Anyone see any other problems with this spec? Anyone?

And anyone have any guesses as to why I needed this function implemented?

 

  • My guess is that you'd like to memoize some function called or generated by the compiler. I'm not familiar enough with the C# specification to venture a guess as to what you're planning to memoize. Given the general track that I've seen the language take, however, I'd say it's either something for LINQ or a new attribute that we can use to declare our code as memoizable.

  • >>And anyone have any guesses as to why I needed this function implemented?

    Some kind of thread-safe-insurance?

  • I'm assuming the purpose behind this is to provide a means of side-stepping the closing-on-the-loop-variable "gotcha" by capturing the values being supplied to the delegate (and, in so doing, the value of the loop variable).

  • Could this be for some sort of method caching to optimize performance?

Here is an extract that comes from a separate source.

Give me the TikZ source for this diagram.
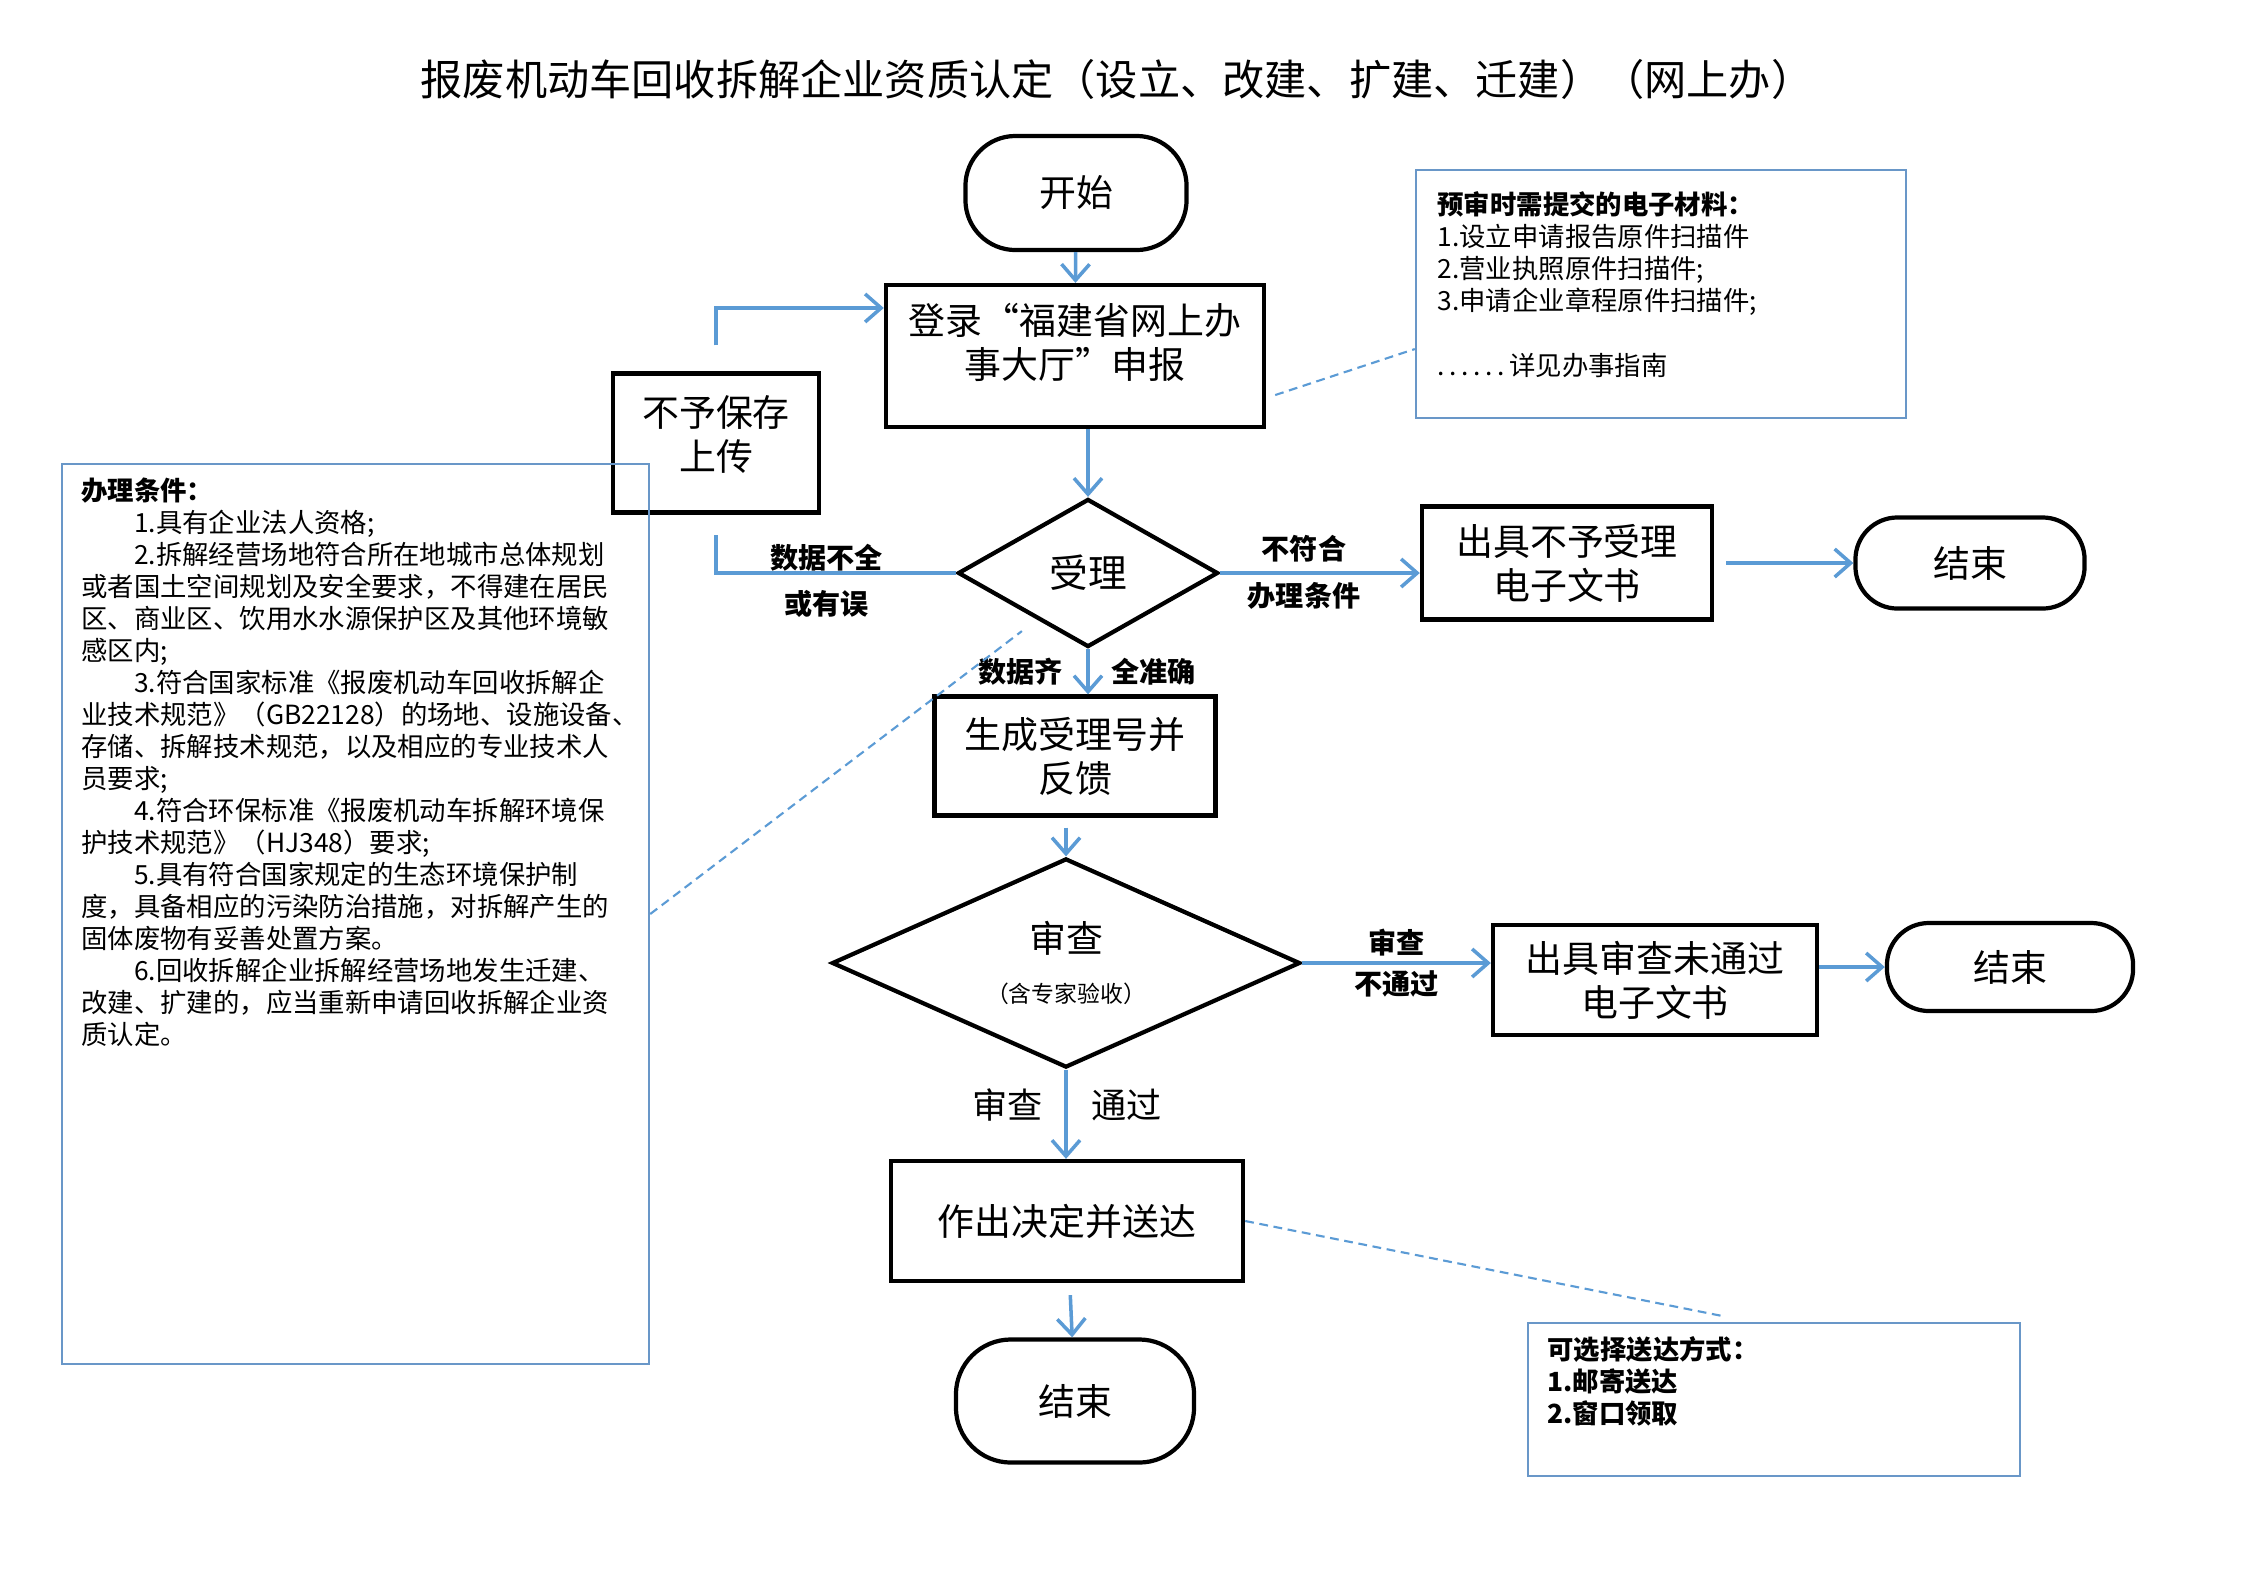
\documentclass[tikz,border=0pt]{standalone}
\usepackage{fontspec}
\setmainfont{Noto Sans CJK SC}
\usetikzlibrary{arrows.meta,positioning,shapes.geometric}
\definecolor{flowblue}{HTML}{5B9BD5}
\definecolor{noteblue}{HTML}{6997C8}

\begin{document}
\begin{tikzpicture}[x=0.01cm,y=-0.01cm,
  box/.style={draw,line width=1.2pt,align=center,inner sep=2pt,font=\fontsize{10.5}{12.5}\selectfont},
  term/.style={box,rounded corners=0.5cm},
  dec/.style={diamond,draw,line width=1.2pt,align=center,inner sep=0pt},
  note/.style={draw=noteblue,line width=0.6pt},
  notetxt/.style={align=left,inner sep=0pt,font=\fontsize{7.5}{9.1}\selectfont},
  lbl/.style={font=\fontsize{8}{9}\selectfont\bfseries,inner sep=1pt,text=black},
  a/.style={-{Straight Barb[length=1.6mm,width=2.8mm]},line width=1pt,flowblue},
  l/.style={line width=1pt,flowblue},
  dsh/.style={flowblue,line width=0.6pt,dash pattern=on 2.5pt off 1.6pt}]
\fill[white,use as bounding box] (0,0) rectangle (2245,1587);
\node (title) at (1117,79) {\fontsize{12}{14}\selectfont 报废机动车回收拆解企业资质认定（设立、改建、扩建、迁建）（网上办）};
% main flow
\node[term,minimum width=2.21cm,minimum height=1.14cm] (start) at (1076,193) {开始};
\node[box,minimum width=3.78cm,minimum height=1.42cm] (login) at (1075,356) {登录“福建省网上办\\事大厅”申报\\[-4pt]\mbox{}};
\node[box,minimum width=2.06cm,minimum height=1.39cm] (reject) at (716,443) {不予保存\\上传\\[-7pt]\mbox{}};
\node[dec,aspect=1.76,minimum width=2.6cm,minimum height=1.48cm,font=\fontsize{11}{13}\selectfont] (accept) at (1088,573) {受理};
\node[box,minimum width=2.9cm,minimum height=1.13cm] (refuse) at (1567,563) {出具不予受理\\电子文书};
\node[term,minimum width=2.29cm,minimum height=0.91cm,rounded corners=0.42cm] (endA) at (1970,563) {结束};
\node[box,minimum width=2.81cm,minimum height=1.19cm] (number) at (1075,756) {生成受理号并\\反馈};
\node[dec,aspect=2.24,minimum width=4.68cm,minimum height=2.09cm,font=\fontsize{10.5}{13}\selectfont] (review) at (1066,963) {审查\\[1pt]\fontsize{6.5}{8}\selectfont（含专家验收）};
\node[box,minimum width=3.24cm,minimum height=1.1cm] (fail) at (1655,980) {出具审查未通过\\电子文书};
\node[term,minimum width=2.46cm,minimum height=0.88cm,rounded corners=0.42cm] (endB) at (2010,967) {结束};
\node[box,minimum width=3.52cm,minimum height=1.2cm] (decide) at (1067,1221) {作出决定并送达};
\node[term,minimum width=2.38cm,minimum height=1.23cm,rounded corners=0.55cm] (endC) at (1075,1401) {结束};
% notes
\node[note,minimum width=5.87cm,minimum height=9cm] (cond) at (355.5,914) {};
\node[notetxt,anchor=north west] (condtxt) at ([xshift=0.2cm,yshift=-0.14cm]cond.north west) {{\bfseries 办理条件：}\\
　　1.具有企业法人资格;\\
　　2.拆解经营场地符合所在地城市总体规划\\
或者国土空间规划及安全要求，不得建在居民\\
区、商业区、饮用水水源保护区及其他环境敏\\
感区内;\\
　　3.符合国家标准《报废机动车回收拆解企\\
业技术规范》（GB22128）的场地、设施设备、\\
存储、拆解技术规范，以及相应的专业技术人\\
员要求;\\
　　4.符合环保标准《报废机动车拆解环境保\\
护技术规范》（HJ348）要求;\\
　　5.具有符合国家规定的生态环境保护制\\
度，具备相应的污染防治措施，对拆解产生的\\
固体废物有妥善处置方案。\\
　　6.回收拆解企业拆解经营场地发生迁建、\\
改建、扩建的，应当重新申请回收拆解企业资\\
质认定。};
\node[note,minimum width=4.9cm,minimum height=2.48cm] (pre) at (1661,294) {};
\node[notetxt,anchor=north west] (pretxt) at ([xshift=0.22cm,yshift=-0.22cm]pre.north west) {{\bfseries 预审时需提交的电子材料：}\\
1.设立申请报告原件扫描件\\
2.营业执照原件扫描件;\\
3.申请企业章程原件扫描件;\\[9.4pt]
\makebox[3.4pt][l]{.}\makebox[3.4pt][l]{.}\makebox[3.4pt][l]{.}\makebox[3.4pt][l]{.}\makebox[3.4pt][l]{.}\makebox[3.4pt][l]{.}详见办事指南};
\node[note,minimum width=4.92cm,minimum height=1.53cm] (deliver) at (1774,1399.5) {};
\node[notetxt,font=\fontsize{7.5}{9.1}\selectfont\bfseries,anchor=north west] (delivertxt) at ([xshift=0.2cm,yshift=-0.14cm]deliver.north west) {可选择送达方式：\\
1.邮寄送达\\
2.窗口领取};
% connectors
\draw[a] (start) -- (login);
\draw[a] (login.south -| accept.north) -- (accept.north);
\draw[l] (accept.west) -| ([yshift=-0.2cm]reject.south)
  node[lbl,pos=0.27,above,inner sep=0pt] (lblA) {数据不全}
  node[lbl,pos=0.27,below=0.12cm] (lblB) {或有误};
\draw[a] ([yshift=0.26cm]reject.north) |- ([yshift=0.48cm]login.west);
\draw[a] (accept.east) -- (accept.east -| refuse.west)
  node[lbl,pos=0.42,above=0.06cm] (lblC) {不符合}
  node[lbl,pos=0.42,below=0.04cm] (lblD) {办理条件};
\draw[a,shorten <=0.12cm] (refuse) -- (endA);
\draw[a] (accept.south) -- (accept.south |- number.north)
  node[lbl,midway,left=0.2cm] (lblE) {数据齐}
  node[lbl,midway,right=0.18cm] (lblF) {全准确};
\draw[a,shorten <=0.1cm] (number.south -| review.north) -- (review.north);
\draw[a] (review.east) -- (review.east -| fail.west)
  node[lbl,midway,above=0.02cm] (lblG) {审查}
  node[lbl,midway,below=0.02cm] (lblH) {不通过};
\draw[a] (fail.east |- endB.west) -- (endB.west);
\draw[a] (review.south) -- (review.south |- decide.north)
  node[pos=0.4,left=0.1cm,text=black,font=\fontsize{10}{12}\selectfont] (lblI) {审查}
  node[pos=0.4,right=0.12cm,text=black,font=\fontsize{10}{12}\selectfont] (lblJ) {通过};
\draw[a,shorten <=0.12cm] (decide) -- (endC);
% leaders to notes
\draw[dsh] ([xshift=0.09cm,yshift=-0.39cm]login.east) -- ([yshift=-0.55cm]pre.west);
\draw[dsh] (cond.east) -- ([yshift=-0.2cm]accept.south west);
\draw[dsh] (decide.east) -- ([xshift=-0.52cm,yshift=0.06cm]deliver.north);
\end{tikzpicture}
\end{document}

  • I agree with Adam Robinson, this seems like a step toward addressing the closing over the loop variable issue. Specifically, you said, "we cannot make lambdas capture by value by default without a huge breaking change". However, if you can ensure that none of the captured values are associated with side-effects, then I think you *can* do that without a huge breaking change?

    Probably something for C# 5.0 or even (fingers-crossed) a 4.0 service pack.

  • hemp: either he is implementing a new feature or he is improving performance. he cannot change the existing syntax and modifing the loop-closing scenario would be a modification of existing code.

  • I can think of a few things it could be for, but the one that seems most likely to me is Code Contracts.

  • @tobi, agreed; I wouldn't think that this (or anything else) could be a complete solution, as the very effect that some find unintuitively frustrating is (or could be) exactly what others are expecting. If this is aimed at that issue, then perhaps it's one of the alternate syntax scenarios that Eric mentioned in that post (though he seemed to distance himself from them, since you'd already have to know to do something different in order to know that you need them).

  • "And anyone have any guesses as to why I needed this function implemented?"

    Since separating the list of arguments in two categories (with and without side effects) and storing the results of the evaluation of the arguments with side effects in local variables gives the benefit that the function can be called multiple times without causing  those side effects more than once, my guess is that the functions is used in a "debugging" scenario, for debug evaluation (for a debug visualizer).  

  • Pop, even if that isn't what this is for, that would be a very neat feature.

  • That was one of the other things I was thinking of, but that would also require you to ensure that the method itself does not have any side effects.  Most of the other possibilities I thought of also had this restriction, and since ref/out parameters were a major consideration in the spec, it doesn't seem likely that whatever this is for would require the method to have no side effects.

  • "Once more, mutable value types are revealed to be pure concentrated evil"

    You didn't really mean that, did you? :P

    Pure evil means absolutely no good can come out of mutable value types (Yes that's and absolute statement) and only bad things.

    What I've found is that value types complicate the code allot in multi threading scenarios  (in place mutable state), but, I've found value types to be a invaluable tool dozens of times, when there was a performance requirement and resource requirement (memory) above all other requirements (and I mean 2 -3x more computational performance compared to classes, and less than half memory usage).

    I can understand why some people don't like value types, but I really and truly love them :)

    P.S. Even Immutable value types aren't thread safe, not just mutable value types, http://stackoverflow.com/questions/370859/why-isnan-is-a-static-method-on-the-double-class-instead-of-an-instance-property/370996#370996

  • My guess would go for STM, some atomic {} optimization.

  • Pop.Catalin said: "P.S. Even Immutable value types aren't thread safe, not just mutable value types".

    The immutable value type is still thread safe, the lambda expression is not. From the C#3 specification:

    "The body has access to the outer variables (§7.14.4) of the anonymous function. Access of an outer variable will reference the instance of the variable that is active at the time the lambda-expression or anonymous-method-expression is evaluated (§7.14.5)."

    i.e. The lambda captures the variable, not it's value.

  • @Zak Jensen,

    I think you've misread the example.

    There are "two" calls to Console.WriteLine in a "single" instance method of a immutable value type. The instance method is called only "once", but the output is "two" different values, from within the same instance method that accesses a read only field of the instance.

    Basically the instance method reads a field of it's immutable value type instance twice and gets two different values.

    Besides, the example can be rewritten without lambdas, by promoting the local immutable value to a field (by using a lambda that captures the variable the compiler does the same thing basically).